Champagne Lab vs Yellow Lab – Size, Training, Sociability, and Other Characteristics
There are no discernable differences between Champagne and yellow Labs in any other area. This includes training, size, energy levels, sociability, or others. For all intents and purposes, these two Labrador types are identical. It’s only the slight color difference that puts them apart.
Other Similar Lab Variants
The yellow Lab isn’t the only Labrador that can have a diluted color variation. Just like the Champagne Lab is the diluted color variant of the yellow Lab, Silver Labs are diluted chocolate Labs and Charcoal Labs are diluted black Labs. In all three cases, the cause for the different coat and nose colors is the presence of the recessive “d” gene.

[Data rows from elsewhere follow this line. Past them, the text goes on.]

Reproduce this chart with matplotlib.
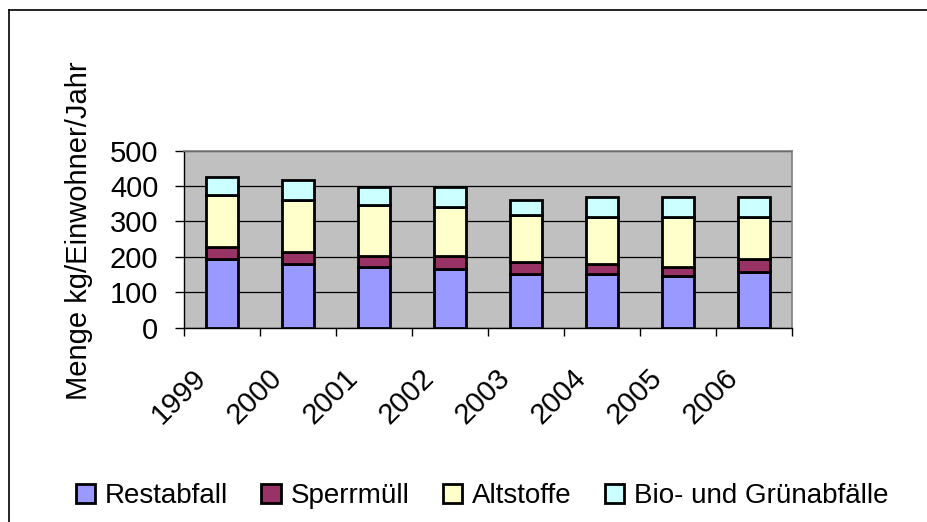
import numpy as np
import matplotlib
matplotlib.use("Agg")
import matplotlib.pyplot as plt
import matplotlib.transforms as mtransforms
from matplotlib.lines import Line2D

# Werte (kg pro Einwohner und Jahr)
jahre = ['1999', '2000', '2001', '2002', '2003', '2004', '2005', '2006']
restabfall = [194, 180, 172, 165, 152, 152, 146, 158]
sperrmuell = [35, 35, 29, 36, 34, 28, 26, 36]
altstoffe = [145, 146, 146, 139, 132, 132, 140, 118]
bio_gruen = [50, 55, 49, 56, 43, 56, 56, 56]

serien = ['Restabfall', 'Sperrmüll', 'Altstoffe', 'Bio- und Grünabfälle']
farben = ['#9999FF', '#993366', '#FFFFCC', '#CCFFFF']

plt.rcParams['font.family'] = ['Liberation Sans', 'DejaVu Sans']

fig = plt.figure(figsize=(9.27, 5.22), dpi=100)
ax = fig.add_axes([184 / 927, 1 - 327.7 / 522, (792 - 184) / 927, (327.7 - 150.5) / 522])
ax.set_facecolor('#C0C0C0')

x = np.arange(len(jahre))
unten = np.zeros(len(jahre))
for name, werte, farbe in zip(serien, [restabfall, sperrmuell, altstoffe, bio_gruen], farben):
    ax.bar(x, werte, width=0.42, bottom=unten, color=farbe, edgecolor='black',
           linewidth=2.0, label=name, zorder=3)
    unten = unten + np.array(werte)

ax.set_xlim(-0.5, len(jahre) - 0.5)
ax.set_ylim(0, 500)
ax.set_yticks([0, 100, 200, 300, 400, 500])
ax.yaxis.grid(True, color='black', linewidth=0.9, zorder=1)
ax.set_axisbelow(True)

for s in ['top', 'right']:
    ax.spines[s].set_color('#808080')
    ax.spines[s].set_linewidth(1.2)
for s in ['left', 'bottom']:
    ax.spines[s].set_color('black')
    ax.spines[s].set_linewidth(1.0)

ax.tick_params(axis='y', direction='out', length=6.5, width=1, labelsize=21, pad=12)
ax.set_xticks(x)
ax.set_xticklabels(jahre, rotation=45, ha='right', va='center', rotation_mode='anchor', fontsize=21)
ax.tick_params(axis='x', which='major', length=0, pad=33)
ax.set_xticks(np.arange(-0.5, len(jahre), 1), minor=True)
ax.tick_params(axis='x', which='minor', direction='out', length=6, width=1)

versatz = mtransforms.ScaledTranslation(-20 / 100, 0, fig.dpi_scale_trans)
for lbl in ax.get_xticklabels():
    lbl.set_transform(lbl.get_transform() + versatz)

ax.set_ylabel('Menge kg/Einwohner/Jahr', fontsize=21)
ax.yaxis.set_label_coords(-0.15, 0.55)

fig.legend(loc='center', bbox_to_anchor=(482 / 927, 1 - 496 / 522), ncol=4, frameon=False,
           fontsize=20, handlelength=0.7, handleheight=0.7, handletextpad=0.35,
           columnspacing=1.2, borderaxespad=0)

# Rahmen um das Diagramm (rechts und unten abgeschnitten)
fig.add_artist(Line2D([9 / 927, 9 / 927], [0, 1 - 10 / 522], transform=fig.transFigure, color='black', linewidth=1.2))
fig.add_artist(Line2D([9 / 927, 1], [1 - 10 / 522, 1 - 10 / 522], transform=fig.transFigure, color='black', linewidth=1.2))

fig.savefig('out.png', dpi=100)
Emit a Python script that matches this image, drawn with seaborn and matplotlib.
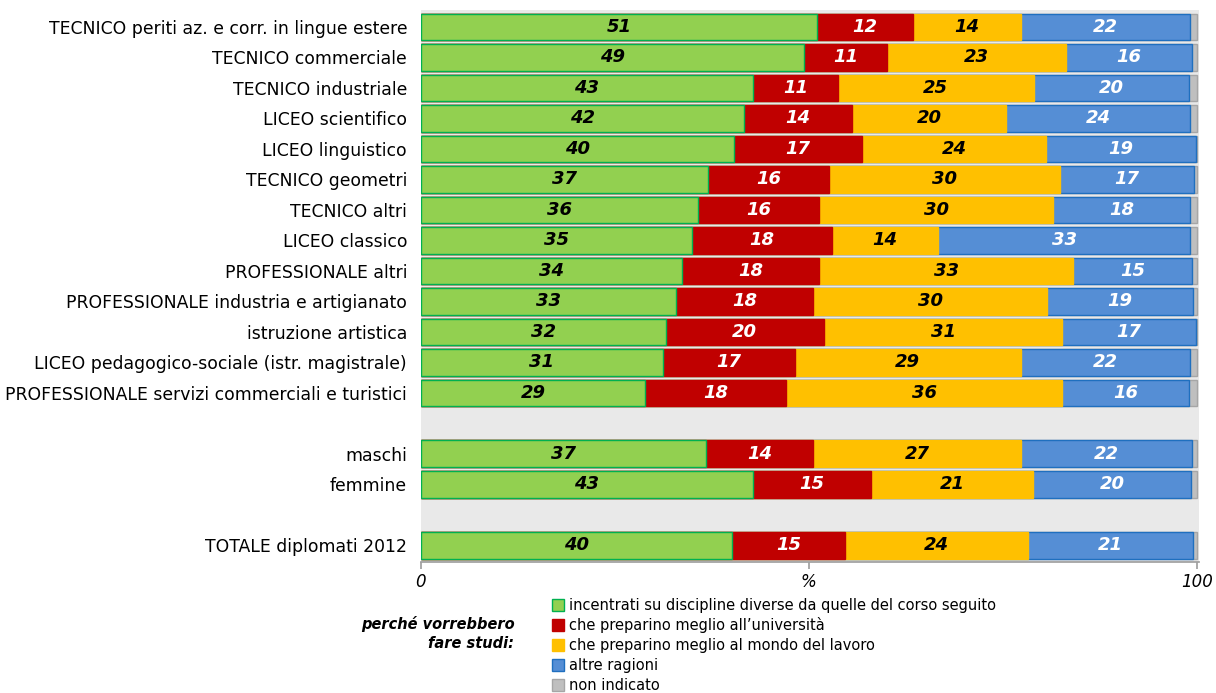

Learn more about: How Fast Can A Lab Run and Do These Dogs Make For Good Running Buddies?
Champagne Lab vs Yellow Lab – Which Should You Choose?
All in all, Champagne Labs are just lighter yellow Labs. If you like the champagne color and you find a healthy puppy, there’s no reason not to get such a dog. As long as you’re fine with the increased price tag and you only work with reputable breeders, there’s no drawback to Champagne Labs.